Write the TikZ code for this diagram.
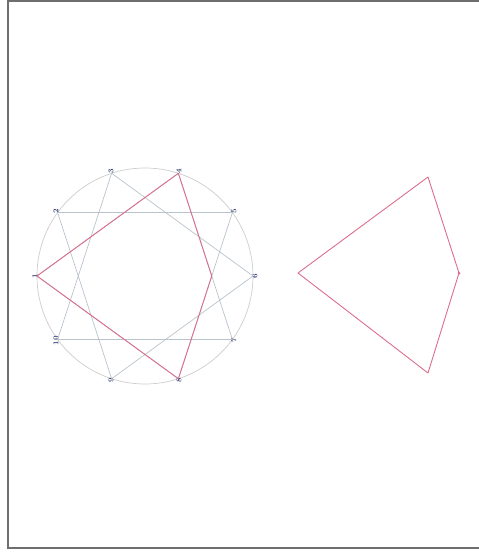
\documentclass[tikz,border=0pt]{standalone}
\usetikzlibrary{calc,intersections}
\definecolor{framegray}{RGB}{110,110,110}
\definecolor{circgray}{RGB}{205,205,205}
\definecolor{stargray}{RGB}{185,195,205}
\definecolor{kitered}{RGB}{220,110,140}
\definecolor{labelblue}{RGB}{60,70,120}
\begin{document}
\begin{tikzpicture}[x=1pt,y=-1pt,
  starline/.style={draw=stargray,line width=0.7pt},
  redline/.style={draw=kitered,line width=0.9pt},
  vlabel/.style={font=\fontsize{7.5}{7.5}\selectfont\bfseries,text=labelblue,rotate=90,inner sep=0pt}]
\useasboundingbox (0,0) rectangle (479,555);
\draw[framegray,line width=1.5pt] (8,0.8) rectangle (490,548);
% left figure
\coordinate (c) at (145,276);
\draw[circgray,line width=0.7pt] (c) circle[radius=108];
\foreach \k in {0,...,9}{
  \coordinate (v\k) at ($(c)+({-36*\k}:108)$);
}
\foreach \k/\lab in {0/6,1/5,2/4,3/3,4/2,5/1,6/10,7/9,8/8,9/7}{
  \node[vlabel] (l\k) at ($(c)+({-36*\k}:110)$) {\lab};
}
\draw[starline] (v0)--(v3) (v1)--(v4) (v2)--(v5) (v3)--(v6) (v4)--(v7)
  (v5)--(v8) (v6)--(v9) (v7)--(v0) (v8)--(v1) (v9)--(v2);
\coordinate (m) at (intersection of v2--v9 and v8--v1);
\draw[redline,line join=round] (v5)--(v2)--(m)--(v8)--cycle;
% right figure
\coordinate (a) at (298,273);
\coordinate (b) at (428,177);
\coordinate (d) at (459,273);
\coordinate (e) at (428,373);
\draw[redline,line join=round] (a)--(b)--(d)--(e)--cycle;
\fill[kitered] (d) circle[radius=1.5];
\end{tikzpicture}
\end{document}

———

▶ _Work instructions_: Return the material word for word. Pictures are not part of the copy.

▶ _Task response_:
Write the TikZ code for this diagram.
\documentclass[tikz,border=0pt]{standalone}
\usetikzlibrary{calc,intersections}
\definecolor{framegray}{RGB}{110,110,110}
\definecolor{circgray}{RGB}{205,205,205}
\definecolor{stargray}{RGB}{185,195,205}
\definecolor{kitered}{RGB}{220,110,140}
\definecolor{labelblue}{RGB}{60,70,120}
\begin{document}
\begin{tikzpicture}[x=1pt,y=-1pt,
  starline/.style={draw=stargray,line width=0.7pt},
  redline/.style={draw=kitered,line width=0.9pt},
  vlabel/.style={font=\fontsize{7.5}{7.5}\selectfont\bfseries,text=labelblue,rotate=90,inner sep=0pt}]
\useasboundingbox (0,0) rectangle (479,555);
\draw[framegray,line width=1.5pt] (8,0.8) rectangle (490,548);
% left figure
\coordinate (c) at (145,276);
\draw[circgray,line width=0.7pt] (c) circle[radius=108];
\foreach \k in {0,...,9}{
  \coordinate (v\k) at ($(c)+({-36*\k}:108)$);
}
\foreach \k/\lab in {0/6,1/5,2/4,3/3,4/2,5/1,6/10,7/9,8/8,9/7}{
  \node[vlabel] (l\k) at ($(c)+({-36*\k}:110)$) {\lab};
}
\draw[starline] (v0)--(v3) (v1)--(v4) (v2)--(v5) (v3)--(v6) (v4)--(v7)
  (v5)--(v8) (v6)--(v9) (v7)--(v0) (v8)--(v1) (v9)--(v2);
\coordinate (m) at (intersection of v2--v9 and v8--v1);
\draw[redline,line join=round] (v5)--(v2)--(m)--(v8)--cycle;
% right figure
\coordinate (a) at (298,273);
\coordinate (b) at (428,177);
\coordinate (d) at (459,273);
\coordinate (e) at (428,373);
\draw[redline,line join=round] (a)--(b)--(d)--(e)--cycle;
\fill[kitered] (d) circle[radius=1.5];
\end{tikzpicture}
\end{document}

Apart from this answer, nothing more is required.